* SET EXERCISE
Within the records below, find each line that holds the string "chart", then copy it.

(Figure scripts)
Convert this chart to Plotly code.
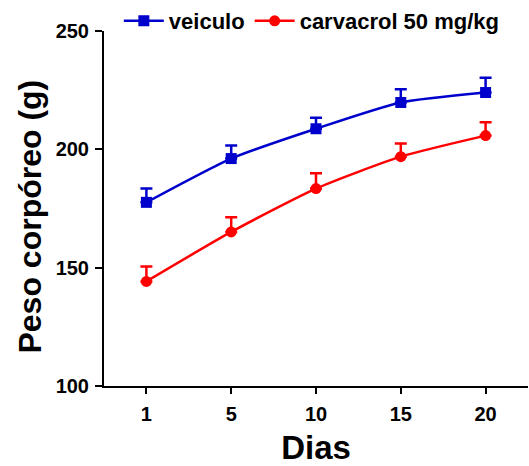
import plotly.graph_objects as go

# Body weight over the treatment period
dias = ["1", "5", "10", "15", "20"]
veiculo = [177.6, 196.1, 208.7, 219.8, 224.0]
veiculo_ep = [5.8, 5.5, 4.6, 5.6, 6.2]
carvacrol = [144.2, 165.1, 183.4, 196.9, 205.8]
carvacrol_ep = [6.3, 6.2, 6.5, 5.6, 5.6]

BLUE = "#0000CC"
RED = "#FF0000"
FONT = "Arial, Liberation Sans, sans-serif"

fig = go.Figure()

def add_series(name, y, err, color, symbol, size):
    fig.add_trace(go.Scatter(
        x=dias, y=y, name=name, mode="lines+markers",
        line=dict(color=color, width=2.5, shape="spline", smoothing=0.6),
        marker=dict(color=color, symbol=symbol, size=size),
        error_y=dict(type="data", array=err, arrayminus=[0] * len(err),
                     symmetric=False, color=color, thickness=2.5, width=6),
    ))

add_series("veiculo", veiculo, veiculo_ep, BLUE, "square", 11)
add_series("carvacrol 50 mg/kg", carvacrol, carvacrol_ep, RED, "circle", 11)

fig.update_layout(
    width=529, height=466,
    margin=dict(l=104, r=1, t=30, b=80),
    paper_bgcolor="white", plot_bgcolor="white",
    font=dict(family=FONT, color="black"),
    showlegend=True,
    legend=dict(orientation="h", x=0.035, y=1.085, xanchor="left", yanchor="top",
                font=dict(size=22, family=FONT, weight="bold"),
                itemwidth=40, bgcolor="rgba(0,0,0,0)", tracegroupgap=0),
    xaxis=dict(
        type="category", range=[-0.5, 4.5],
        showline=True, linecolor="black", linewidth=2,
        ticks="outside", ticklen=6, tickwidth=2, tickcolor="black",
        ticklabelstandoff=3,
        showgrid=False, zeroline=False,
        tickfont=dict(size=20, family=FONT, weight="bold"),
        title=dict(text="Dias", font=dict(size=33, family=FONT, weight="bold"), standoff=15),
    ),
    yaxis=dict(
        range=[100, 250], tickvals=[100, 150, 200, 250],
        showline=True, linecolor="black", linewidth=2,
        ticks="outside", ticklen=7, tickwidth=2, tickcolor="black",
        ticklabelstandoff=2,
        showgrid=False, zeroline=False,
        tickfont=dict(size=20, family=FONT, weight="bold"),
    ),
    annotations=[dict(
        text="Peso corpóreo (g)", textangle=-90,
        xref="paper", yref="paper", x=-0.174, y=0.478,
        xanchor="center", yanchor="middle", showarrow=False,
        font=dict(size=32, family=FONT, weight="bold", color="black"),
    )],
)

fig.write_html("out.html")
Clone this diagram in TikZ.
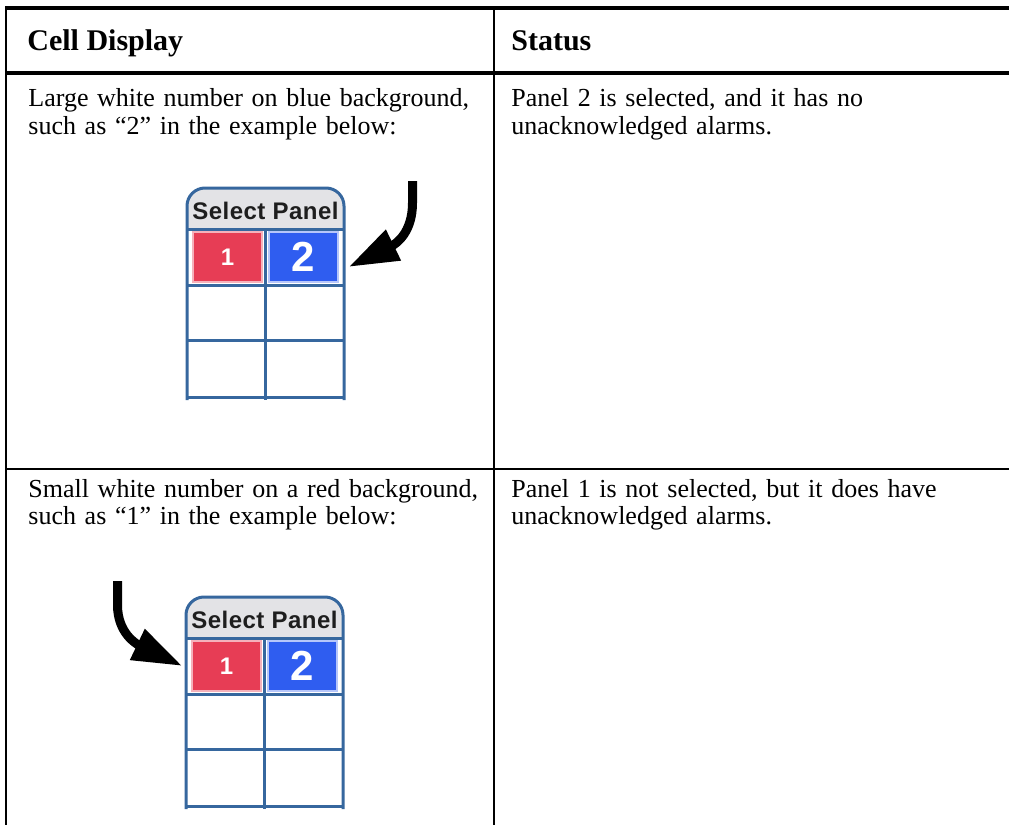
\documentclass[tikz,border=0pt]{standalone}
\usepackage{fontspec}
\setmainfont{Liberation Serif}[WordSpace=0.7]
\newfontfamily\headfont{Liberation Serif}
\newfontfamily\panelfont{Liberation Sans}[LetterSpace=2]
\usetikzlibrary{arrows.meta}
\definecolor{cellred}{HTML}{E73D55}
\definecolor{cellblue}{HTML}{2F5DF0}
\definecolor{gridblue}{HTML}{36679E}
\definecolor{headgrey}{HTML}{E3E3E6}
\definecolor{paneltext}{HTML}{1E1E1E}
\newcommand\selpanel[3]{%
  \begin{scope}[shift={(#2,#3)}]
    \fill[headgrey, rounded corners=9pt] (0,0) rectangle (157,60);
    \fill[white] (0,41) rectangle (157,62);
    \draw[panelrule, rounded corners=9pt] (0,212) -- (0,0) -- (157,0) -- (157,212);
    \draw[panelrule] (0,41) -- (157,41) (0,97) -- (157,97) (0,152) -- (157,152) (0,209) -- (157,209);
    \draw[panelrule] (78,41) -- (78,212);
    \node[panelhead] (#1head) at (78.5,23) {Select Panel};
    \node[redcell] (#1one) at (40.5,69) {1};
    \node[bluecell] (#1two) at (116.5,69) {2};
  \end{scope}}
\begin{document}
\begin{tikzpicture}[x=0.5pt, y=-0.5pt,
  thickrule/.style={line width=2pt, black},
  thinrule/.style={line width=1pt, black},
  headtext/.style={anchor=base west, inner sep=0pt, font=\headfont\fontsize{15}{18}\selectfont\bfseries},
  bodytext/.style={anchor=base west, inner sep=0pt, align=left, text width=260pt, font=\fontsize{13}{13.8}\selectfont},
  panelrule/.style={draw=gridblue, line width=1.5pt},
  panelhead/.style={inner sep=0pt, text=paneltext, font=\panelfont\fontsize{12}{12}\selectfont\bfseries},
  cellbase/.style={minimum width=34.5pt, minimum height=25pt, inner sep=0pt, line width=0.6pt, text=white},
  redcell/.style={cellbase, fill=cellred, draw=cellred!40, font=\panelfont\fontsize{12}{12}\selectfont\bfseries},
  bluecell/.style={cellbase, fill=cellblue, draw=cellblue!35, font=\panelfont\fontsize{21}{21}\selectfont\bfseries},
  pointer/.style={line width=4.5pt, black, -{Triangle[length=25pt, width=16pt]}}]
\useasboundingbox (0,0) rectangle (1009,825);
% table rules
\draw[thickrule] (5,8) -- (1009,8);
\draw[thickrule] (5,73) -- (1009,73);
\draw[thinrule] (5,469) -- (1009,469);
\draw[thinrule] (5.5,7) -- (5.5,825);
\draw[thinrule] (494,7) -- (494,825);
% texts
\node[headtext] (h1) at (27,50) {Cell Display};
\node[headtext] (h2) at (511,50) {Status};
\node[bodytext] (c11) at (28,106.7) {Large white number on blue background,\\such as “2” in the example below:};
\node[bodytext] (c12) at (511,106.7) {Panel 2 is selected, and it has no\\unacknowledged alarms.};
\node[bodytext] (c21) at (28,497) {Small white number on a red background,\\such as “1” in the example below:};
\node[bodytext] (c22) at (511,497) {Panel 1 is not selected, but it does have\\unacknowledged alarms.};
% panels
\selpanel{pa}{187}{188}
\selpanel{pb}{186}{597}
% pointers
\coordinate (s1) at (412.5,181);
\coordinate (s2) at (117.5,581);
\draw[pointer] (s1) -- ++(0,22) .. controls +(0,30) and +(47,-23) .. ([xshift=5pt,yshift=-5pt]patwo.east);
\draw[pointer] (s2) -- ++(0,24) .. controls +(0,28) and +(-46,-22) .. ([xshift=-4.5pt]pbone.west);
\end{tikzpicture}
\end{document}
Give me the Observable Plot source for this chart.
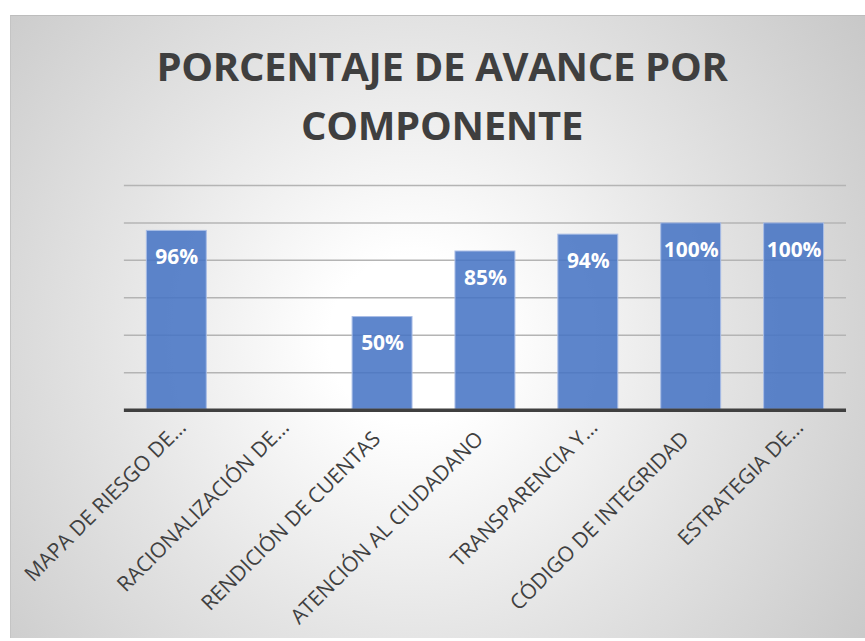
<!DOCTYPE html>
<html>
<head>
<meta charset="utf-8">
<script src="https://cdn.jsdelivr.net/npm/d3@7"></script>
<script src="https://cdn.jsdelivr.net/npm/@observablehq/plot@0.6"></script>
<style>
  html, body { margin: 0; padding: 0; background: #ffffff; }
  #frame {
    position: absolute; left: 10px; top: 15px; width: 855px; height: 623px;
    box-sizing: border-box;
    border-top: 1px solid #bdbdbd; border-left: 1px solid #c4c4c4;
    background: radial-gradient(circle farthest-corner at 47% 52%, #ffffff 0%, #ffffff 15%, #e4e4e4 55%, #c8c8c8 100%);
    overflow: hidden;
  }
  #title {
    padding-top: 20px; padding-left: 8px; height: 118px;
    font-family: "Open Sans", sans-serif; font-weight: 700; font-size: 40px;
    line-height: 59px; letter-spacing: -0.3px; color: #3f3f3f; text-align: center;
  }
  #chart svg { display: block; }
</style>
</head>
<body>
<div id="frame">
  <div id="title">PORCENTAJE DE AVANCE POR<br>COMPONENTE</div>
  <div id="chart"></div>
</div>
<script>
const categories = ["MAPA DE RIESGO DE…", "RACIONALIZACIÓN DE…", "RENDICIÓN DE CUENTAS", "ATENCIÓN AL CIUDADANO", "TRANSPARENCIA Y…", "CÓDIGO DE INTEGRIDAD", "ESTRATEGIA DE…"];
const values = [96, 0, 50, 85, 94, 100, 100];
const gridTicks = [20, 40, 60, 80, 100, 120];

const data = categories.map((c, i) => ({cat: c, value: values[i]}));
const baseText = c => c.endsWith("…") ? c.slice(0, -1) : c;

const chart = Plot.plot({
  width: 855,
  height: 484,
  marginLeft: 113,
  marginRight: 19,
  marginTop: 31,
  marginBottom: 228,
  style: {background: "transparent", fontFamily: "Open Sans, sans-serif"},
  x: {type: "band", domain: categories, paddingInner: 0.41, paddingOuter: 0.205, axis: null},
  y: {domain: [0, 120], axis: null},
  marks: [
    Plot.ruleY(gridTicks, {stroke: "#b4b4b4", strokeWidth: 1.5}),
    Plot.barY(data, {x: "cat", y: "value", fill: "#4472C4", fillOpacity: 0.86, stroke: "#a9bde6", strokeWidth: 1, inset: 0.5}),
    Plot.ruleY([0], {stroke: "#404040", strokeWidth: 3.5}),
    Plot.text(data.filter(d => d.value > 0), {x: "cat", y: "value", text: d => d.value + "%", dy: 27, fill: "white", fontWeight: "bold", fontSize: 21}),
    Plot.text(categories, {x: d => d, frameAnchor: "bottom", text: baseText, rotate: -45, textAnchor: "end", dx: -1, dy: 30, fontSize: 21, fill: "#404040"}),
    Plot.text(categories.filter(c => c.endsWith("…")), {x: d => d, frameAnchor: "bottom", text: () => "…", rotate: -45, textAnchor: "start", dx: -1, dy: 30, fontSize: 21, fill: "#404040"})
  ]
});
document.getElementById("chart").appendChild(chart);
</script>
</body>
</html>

* SOLUTION FOR THIS TASK
Convert this chart to Plotly code.
Give me the Observable Plot source for this chart.
  #chart svg { display: block; }
  <div id="chart"></div>
const chart = Plot.plot({
document.getElementById("chart").appendChild(chart);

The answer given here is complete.